Synthesis of Bithiazole-Based Poly(arylenevinylene)s via Co-Catalyzed Hydroarylation Polyaddition and Tuning of Their Optical Properties by N-Methylation and N-Oxidation

Bithiazole-based poly(arylenevinylene) is synthesized via the Co-catalyzed hydroarylation polyaddition of N,N,N',N'-tetrahexyl-(2,2'-bithiazole)-4,4'-dicarboxamide with 2,7-diethynyl-9,9-bis(2-ethylhexyl)fluorene in a regioselective manner.
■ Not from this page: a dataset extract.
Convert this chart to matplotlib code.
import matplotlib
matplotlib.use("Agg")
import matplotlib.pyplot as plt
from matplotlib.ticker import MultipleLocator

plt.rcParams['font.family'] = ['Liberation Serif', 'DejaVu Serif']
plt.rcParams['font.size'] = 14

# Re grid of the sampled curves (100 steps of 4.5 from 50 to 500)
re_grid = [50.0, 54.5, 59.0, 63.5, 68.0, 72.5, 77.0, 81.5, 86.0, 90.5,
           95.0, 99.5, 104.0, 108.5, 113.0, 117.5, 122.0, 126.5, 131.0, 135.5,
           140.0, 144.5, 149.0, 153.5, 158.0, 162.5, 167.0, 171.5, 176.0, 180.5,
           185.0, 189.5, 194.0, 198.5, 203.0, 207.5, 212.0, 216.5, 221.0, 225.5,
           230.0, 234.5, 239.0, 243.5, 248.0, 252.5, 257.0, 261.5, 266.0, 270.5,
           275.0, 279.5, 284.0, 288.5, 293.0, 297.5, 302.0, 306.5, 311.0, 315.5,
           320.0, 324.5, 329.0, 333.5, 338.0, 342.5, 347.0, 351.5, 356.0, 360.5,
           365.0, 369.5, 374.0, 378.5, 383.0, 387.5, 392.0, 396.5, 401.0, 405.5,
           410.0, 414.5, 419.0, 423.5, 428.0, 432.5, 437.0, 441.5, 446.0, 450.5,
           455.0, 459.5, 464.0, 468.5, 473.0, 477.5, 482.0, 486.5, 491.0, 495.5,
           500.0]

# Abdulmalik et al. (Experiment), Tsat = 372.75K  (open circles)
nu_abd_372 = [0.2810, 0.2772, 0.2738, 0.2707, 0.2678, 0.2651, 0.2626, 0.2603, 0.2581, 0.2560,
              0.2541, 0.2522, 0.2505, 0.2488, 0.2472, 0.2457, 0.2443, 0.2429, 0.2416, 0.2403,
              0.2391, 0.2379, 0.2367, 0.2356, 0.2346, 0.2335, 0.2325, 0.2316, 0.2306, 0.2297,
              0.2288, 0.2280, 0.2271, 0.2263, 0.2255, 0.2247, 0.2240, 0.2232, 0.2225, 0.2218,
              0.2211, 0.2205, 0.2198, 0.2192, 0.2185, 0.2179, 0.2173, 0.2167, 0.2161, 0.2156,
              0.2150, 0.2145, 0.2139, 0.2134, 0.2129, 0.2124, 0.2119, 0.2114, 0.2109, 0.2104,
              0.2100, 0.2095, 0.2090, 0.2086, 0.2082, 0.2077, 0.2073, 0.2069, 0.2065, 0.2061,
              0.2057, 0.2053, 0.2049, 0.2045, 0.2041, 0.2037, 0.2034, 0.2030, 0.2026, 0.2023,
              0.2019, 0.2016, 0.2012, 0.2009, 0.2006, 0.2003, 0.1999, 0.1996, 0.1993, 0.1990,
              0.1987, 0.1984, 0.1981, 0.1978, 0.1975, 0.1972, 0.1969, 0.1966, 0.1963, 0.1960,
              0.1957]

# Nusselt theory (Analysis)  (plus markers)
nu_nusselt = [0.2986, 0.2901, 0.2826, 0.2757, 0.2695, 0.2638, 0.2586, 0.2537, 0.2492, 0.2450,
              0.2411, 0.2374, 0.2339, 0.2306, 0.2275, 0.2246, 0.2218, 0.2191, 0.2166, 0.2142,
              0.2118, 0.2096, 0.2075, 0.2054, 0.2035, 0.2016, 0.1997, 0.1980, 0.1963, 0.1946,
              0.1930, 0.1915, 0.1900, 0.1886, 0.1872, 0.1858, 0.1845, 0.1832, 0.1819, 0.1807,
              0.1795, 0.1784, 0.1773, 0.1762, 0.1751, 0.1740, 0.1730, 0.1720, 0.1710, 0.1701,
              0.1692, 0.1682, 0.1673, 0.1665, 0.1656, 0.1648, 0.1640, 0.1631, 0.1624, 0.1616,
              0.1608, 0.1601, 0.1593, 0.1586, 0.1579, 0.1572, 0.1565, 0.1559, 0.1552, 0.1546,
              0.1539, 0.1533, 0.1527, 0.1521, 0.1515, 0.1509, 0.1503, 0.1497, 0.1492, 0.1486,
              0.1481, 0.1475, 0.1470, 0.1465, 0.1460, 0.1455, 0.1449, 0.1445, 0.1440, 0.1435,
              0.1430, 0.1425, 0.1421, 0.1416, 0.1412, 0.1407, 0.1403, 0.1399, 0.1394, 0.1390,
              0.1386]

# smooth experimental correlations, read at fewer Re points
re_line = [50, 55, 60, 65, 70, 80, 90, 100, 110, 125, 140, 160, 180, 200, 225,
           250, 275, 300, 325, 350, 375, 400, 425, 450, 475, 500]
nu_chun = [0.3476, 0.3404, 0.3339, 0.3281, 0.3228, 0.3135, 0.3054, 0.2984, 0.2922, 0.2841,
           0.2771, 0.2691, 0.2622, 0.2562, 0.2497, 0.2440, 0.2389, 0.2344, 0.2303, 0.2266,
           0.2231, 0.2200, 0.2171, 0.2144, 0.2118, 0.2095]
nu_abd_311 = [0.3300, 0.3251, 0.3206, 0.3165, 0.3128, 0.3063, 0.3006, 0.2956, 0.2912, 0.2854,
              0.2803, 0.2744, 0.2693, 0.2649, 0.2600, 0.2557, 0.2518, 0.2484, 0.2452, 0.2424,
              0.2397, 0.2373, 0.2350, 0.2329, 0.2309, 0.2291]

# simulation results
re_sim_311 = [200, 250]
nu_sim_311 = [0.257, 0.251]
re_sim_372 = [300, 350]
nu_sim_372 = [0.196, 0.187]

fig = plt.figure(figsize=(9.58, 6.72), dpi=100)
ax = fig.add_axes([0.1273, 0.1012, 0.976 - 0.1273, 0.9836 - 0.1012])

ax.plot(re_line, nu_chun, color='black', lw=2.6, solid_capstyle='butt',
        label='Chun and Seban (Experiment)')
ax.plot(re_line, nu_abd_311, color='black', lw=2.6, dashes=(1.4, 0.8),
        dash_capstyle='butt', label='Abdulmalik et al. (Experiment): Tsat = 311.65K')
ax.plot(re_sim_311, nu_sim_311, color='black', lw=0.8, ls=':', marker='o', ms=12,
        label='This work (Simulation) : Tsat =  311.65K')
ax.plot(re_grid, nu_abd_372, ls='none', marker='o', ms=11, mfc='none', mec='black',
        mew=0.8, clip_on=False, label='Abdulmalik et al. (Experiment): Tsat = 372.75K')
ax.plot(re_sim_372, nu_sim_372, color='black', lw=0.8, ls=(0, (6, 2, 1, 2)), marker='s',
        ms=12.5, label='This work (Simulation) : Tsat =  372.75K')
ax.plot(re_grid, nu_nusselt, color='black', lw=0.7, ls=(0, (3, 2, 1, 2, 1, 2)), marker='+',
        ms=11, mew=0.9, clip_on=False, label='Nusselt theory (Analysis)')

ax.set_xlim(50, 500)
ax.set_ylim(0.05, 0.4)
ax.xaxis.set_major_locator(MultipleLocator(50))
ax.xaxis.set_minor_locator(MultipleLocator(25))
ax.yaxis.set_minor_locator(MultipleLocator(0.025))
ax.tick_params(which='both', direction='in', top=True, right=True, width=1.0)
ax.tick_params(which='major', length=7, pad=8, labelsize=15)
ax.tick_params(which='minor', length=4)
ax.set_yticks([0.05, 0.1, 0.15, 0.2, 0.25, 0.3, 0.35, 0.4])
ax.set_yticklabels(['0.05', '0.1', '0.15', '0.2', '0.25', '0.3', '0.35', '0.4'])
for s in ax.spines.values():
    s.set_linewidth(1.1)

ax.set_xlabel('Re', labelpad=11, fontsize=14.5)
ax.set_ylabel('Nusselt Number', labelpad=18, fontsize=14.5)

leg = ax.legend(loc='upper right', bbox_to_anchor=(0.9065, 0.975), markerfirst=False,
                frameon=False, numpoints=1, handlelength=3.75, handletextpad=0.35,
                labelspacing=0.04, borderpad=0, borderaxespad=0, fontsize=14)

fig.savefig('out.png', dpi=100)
The introduction of the 2,2'-bithiazole unit deepens the highest occupied molecular orbital (HOMO) and lowest unoccupied molecular orbital (LUMO) energy levels of the polymer compared to the analogous bithiophene-based poly(arylenevinylene). N-Methylation and N-oxidation of the thiazole moiety further deepen the HOMO and LUMO energy levels of the polymer, which is attributed to the enhanced electron-withdrawing effect. The N-oxidized polymer exhibits a high photoluminescence quantum yield and serves as an emitting material in an organic light-emitting diode, and its deep HOMO energy level efficiently restrains the trapping of holes in the host poly(vinylcarbazole) matrix.